My question is rather this: when did we, the community of international lawyers, start using this language to describe the relationship between IHL and IHRL? The timeframe for answering that question is necessarily more limited and easier to manage, since IHRL did not become a part of public international law until after the Second World War. I am obviously too young to have direct experience of this, but my impression has been that during the first fifty years or so of their co-existence very little thought was given to how IHL and IHRL would interact, and when the issue was discussed it was generally not framed in terms of lex specialis. My hypothesis is thus that the term entered common parlance among the international lawyers who have dealt with the issue only after the end of the Cold War, and specifically only after the ICJ’s 1996 Nuclear Weapons advisory opinion, para. 25, when the Court itself first used the term:
In principle, the right not arbitrarily to be deprived of one’s life applies also in hostilities. The test of what is an arbitrary deprivation of life, however, then falls to be determined by the applicable lex specialis, namely, the law applicable in armed conflict which is designed to regulate the conduct of hostilities. Thus whether a particular loss of life, through the use of a certain weapon in warfare, is to be considered an arbitrary deprivation of life contrary to Article 6 of the Covenant, can only be decided by reference to the law applicable in armed conflict and not deduced from the terms of the Covenant itself.
To prove or disprove this hypothesis, which is what I am doing in a paper I’m writing right now, I need to do two things. First, I need to establish how the Court itself got the idea to use the lex specialis principle to describe the relationship between the rules of IHL and IHRL. Was it complete innovation on its part? Did it come from the pleadings of some of the participants in the advisory proceedings? Or did it come from generally accepted scholarship on the issue? Second, I need to look at the scholarship itself, specifically those works that examined the issue before the Nuclear Weapons opinion and immediately after it.

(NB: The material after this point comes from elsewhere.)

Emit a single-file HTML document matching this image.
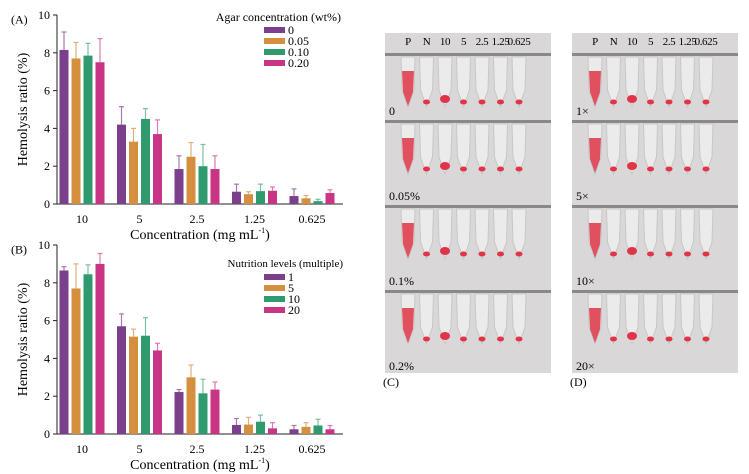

The pre-1996 scholarship I will leave aside for the purpose of this post, but from what I’ve read so far there are few, if any references to the lex specialis principle as a solution to normative conflicts between IHL and IHRL (I will obviously very much appreciate it if readers could point me to any such references in scholarship in whatever language). But I’ve read through all of the pleadings in the two nuclear weapons cases (the WHO and GA requests), both written and oral. And out of the 40 or so states that appeared before the Court in the two cases, do you know how many referred to the lex specialis principle? Just one – the United Kingdom.